A Rebirth Of Storytelling

Hugh Howey forecasts the future of literature:

If these are the end times for literature, then we must be traveling in circles, for the death of storytelling looks an awful lot like its birth. The novel itself isn’t all that old. Sure, we can find a handful of examples going back thousands of years, but you have to stretch your definition of novel the further back you go. Really, the idea of an immutable and unchangeable text dates only to the printing press. Before that, every scribe tasked with producing a tome thought he was an author. Like movie producers dabbling with plot, it was difficult for the hand-copiers of text not to make a tweak here or there. Books were ever-changing. Stories evolved. And that was the way things were until Gutenberg’s time.
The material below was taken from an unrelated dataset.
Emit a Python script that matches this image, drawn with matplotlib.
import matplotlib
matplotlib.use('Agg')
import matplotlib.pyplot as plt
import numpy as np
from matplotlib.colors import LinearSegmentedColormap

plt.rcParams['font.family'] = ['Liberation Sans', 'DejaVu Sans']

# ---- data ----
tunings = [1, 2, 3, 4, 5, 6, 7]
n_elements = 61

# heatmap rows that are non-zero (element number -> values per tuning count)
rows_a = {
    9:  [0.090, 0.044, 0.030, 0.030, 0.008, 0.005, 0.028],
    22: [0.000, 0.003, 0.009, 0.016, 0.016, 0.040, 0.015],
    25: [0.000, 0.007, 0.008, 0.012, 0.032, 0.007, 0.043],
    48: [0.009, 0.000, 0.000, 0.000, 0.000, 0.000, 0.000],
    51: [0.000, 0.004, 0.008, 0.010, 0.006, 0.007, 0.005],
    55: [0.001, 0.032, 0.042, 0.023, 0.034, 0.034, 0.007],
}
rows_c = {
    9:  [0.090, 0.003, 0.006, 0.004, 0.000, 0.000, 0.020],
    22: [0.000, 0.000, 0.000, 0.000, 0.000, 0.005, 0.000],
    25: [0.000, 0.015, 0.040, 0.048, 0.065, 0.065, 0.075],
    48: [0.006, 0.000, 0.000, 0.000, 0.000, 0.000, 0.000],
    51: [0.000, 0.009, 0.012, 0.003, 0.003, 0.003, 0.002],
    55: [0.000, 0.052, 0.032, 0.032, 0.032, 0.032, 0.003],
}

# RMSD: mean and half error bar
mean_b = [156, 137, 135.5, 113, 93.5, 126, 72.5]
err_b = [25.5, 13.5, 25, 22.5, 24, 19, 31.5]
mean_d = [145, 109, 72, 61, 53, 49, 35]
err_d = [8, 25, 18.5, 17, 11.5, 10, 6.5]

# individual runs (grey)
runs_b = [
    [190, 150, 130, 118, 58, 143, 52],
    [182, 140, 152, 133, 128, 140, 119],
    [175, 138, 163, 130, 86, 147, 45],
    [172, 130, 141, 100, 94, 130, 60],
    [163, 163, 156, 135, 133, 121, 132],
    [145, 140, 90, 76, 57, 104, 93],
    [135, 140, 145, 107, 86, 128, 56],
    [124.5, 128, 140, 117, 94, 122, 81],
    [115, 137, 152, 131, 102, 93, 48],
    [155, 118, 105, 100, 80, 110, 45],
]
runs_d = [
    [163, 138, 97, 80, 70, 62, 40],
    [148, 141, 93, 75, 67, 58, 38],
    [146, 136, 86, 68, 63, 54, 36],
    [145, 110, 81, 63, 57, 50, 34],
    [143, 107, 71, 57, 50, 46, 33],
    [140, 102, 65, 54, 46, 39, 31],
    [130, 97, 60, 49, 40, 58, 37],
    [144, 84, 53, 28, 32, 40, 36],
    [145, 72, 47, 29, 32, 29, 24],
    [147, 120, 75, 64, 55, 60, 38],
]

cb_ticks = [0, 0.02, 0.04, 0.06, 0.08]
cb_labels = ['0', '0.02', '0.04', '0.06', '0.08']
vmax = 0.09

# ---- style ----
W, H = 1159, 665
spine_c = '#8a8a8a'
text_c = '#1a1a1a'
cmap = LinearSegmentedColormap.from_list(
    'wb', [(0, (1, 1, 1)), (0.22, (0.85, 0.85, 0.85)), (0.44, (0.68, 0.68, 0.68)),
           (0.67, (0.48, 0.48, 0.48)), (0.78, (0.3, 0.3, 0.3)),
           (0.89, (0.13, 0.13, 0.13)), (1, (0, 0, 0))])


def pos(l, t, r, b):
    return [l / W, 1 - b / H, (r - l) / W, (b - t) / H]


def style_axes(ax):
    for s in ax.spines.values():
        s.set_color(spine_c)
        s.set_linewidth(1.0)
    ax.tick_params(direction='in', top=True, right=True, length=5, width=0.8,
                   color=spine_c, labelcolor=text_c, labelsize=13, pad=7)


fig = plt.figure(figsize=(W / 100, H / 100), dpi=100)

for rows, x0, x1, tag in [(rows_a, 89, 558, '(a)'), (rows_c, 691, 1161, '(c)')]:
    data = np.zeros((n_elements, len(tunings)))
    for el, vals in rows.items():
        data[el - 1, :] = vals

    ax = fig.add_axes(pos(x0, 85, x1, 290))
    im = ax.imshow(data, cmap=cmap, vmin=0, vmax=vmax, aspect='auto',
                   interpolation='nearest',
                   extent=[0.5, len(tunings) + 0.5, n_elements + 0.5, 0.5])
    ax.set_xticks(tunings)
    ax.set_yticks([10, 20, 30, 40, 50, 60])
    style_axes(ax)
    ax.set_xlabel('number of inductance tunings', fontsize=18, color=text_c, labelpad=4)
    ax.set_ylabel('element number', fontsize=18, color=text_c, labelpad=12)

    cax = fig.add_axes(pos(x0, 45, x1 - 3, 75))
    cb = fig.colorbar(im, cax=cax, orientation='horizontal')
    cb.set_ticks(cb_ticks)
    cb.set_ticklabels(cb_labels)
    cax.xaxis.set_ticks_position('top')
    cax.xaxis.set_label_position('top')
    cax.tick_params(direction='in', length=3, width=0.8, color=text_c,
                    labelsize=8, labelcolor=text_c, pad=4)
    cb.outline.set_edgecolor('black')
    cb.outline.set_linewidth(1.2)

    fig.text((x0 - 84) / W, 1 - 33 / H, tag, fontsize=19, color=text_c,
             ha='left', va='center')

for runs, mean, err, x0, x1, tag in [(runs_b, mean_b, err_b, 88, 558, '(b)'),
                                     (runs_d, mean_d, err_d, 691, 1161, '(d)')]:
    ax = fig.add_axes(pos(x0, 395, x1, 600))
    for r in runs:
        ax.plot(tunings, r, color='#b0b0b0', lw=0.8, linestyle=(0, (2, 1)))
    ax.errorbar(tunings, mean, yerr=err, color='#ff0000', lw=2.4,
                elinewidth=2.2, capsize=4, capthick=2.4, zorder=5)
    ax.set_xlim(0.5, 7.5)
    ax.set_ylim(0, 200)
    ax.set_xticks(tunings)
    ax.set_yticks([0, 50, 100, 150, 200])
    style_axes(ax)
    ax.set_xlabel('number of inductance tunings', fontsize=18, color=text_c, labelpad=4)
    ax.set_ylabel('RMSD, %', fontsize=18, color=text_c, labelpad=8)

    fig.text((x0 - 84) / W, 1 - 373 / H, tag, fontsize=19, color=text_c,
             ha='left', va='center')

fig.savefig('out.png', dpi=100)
Fast forward to 2012, where 1 out of every 5 books sold was part of the 50 Shades of Grey series. Originally a work of Twilight fan fiction, the monumental success of 50 Shades of Grey turned a spotlight on the shadowy world of fan-generated literature. Soon, publishers were seeking out other popular works of fan fiction and signing authors to mega deals. Then Amazon announced its Kindle Worlds program, which commercialized fan fiction and opened up licensed worlds for exploration. To purists—who mix a love of history with a thin understanding of the past—the sanctity of the written word was in jeopardy. It was raining frogs. The volcanoes were angry. These lovers of the very modern novel clamored for a return to our roots. And yet—that is precisely where we are heading.